Au Pays Basque, un gros travail a été mené pour penser les externalités négatives des fermes, et évaluer de qui on dépend et ce qu’on provoque ailleurs quand on réoriente sa production. Autre modèle intéressant : la charte éthique et morale signée par le groupement des éleveurs girondins avec la mairie de Bègles, où se trouve un abattoir.
Elle prévoit un élevage extensif respectueux de l’environnement, du bien-être animal et des salariés, une distribution en circuits courts, une faible cadence d’abattage, ou encore des conditions de fin de vie respectueuses de l’animal. On n’est pas sur un arrêt de la consommation carnée, mais sur une réduction importante, orientée vers de la viande de qualité.
La Ville de Bordeaux et le Département de la Gironde veulent créer une sécurité sociale de l’alimentation. Qu’en pensez-vous ?

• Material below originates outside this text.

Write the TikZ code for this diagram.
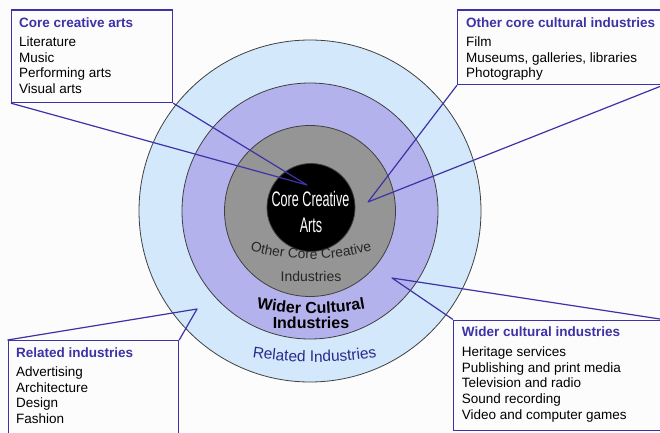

Cette idée est de plus en plus pertinente au vu des limites de l’aide alimentaire, dont une grande part vient des surplus européens de piètre qualité. Cela n’encourage pas les gens à cuisiner, et les plus précaires n’ont pas toujours l’équipement et les recettes…
Dans les projets alimentaires territoriaux, la sécurité sociale de l’alimentation aurait des effets leviers importants, en fléchant les produits que l’on souhaite développer. Si elle est universelle, elle permettrait de ne plus discriminer les gens, en supposant que chacun a un droit à l’alimentation de qualité. Les personnes en situation de précarité, qui vont moins vers le bio et les fruits et légumes car ils considèrent que ce n’est pas pour eux, y seraient fortement incitées.
J’attends donc avec impatience de voir démarrer plusieurs expériences prévues en France. Cela demandera toutefois un accompagnement important pour s’assurer que les gens aient les équipements nécessaires, des repères nutritionnels, et pour dispenser des cours de cuisine.